Police and Youth League officials from Panzhihua came to investigate how $250,000 in donations ended up in his bank account, violating government orders that donations be turned over to state-approved charities. An audit later cleared Zhang, finding all funds accounted for.

The experience embittered him about government. But using his official contacts, he registered a new group, the NGO Disaster Preparedness Center, which relies largely on foreign donations. Zhang carefully tries to bridge the gap between officials and activist groups.

One day, Zhang is lobbying a leading official in Dujiangyan to let him open a community center. The next, he is toasting the deputy director of Luoshui town at the opening of a hangar-like center at a resettlement camp for 800 families. Nine small groups, many of them set up by university students, provide services at the center, among them eye exams and activities for children and the elderly.
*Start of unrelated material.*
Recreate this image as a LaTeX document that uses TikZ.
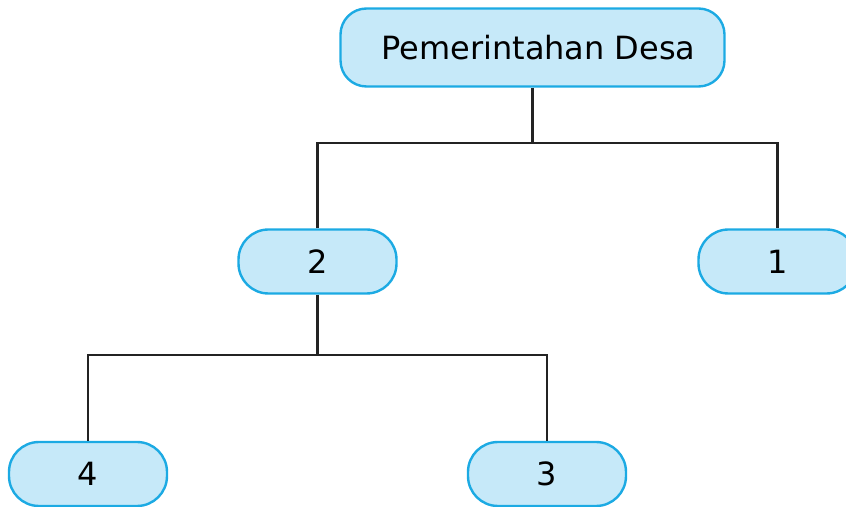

"It's a tactic. You must go in step with the government. Otherwise there's trouble. You'll have the police, state security, the anti-corruption bureau investigating you," said Zhang.

To the refugees living in neatly lined huts, the effort pales next to the government's. "We don't have to pay for anything -- water, electricity. The government is taking care of everything," said Zhou Mingnong, a lanky restaurant cook with a family of four.

Zhang does not expect the government to even up the imbalance of power soon.

"Look at the history of our ruling party. In the past, they relied on urban organizations, labor organizations, youth organizations to create a great force and come to power," said Zhang. "They're not about to let NGOs really join up and get too big. They're looking to stabilize their ability to rule."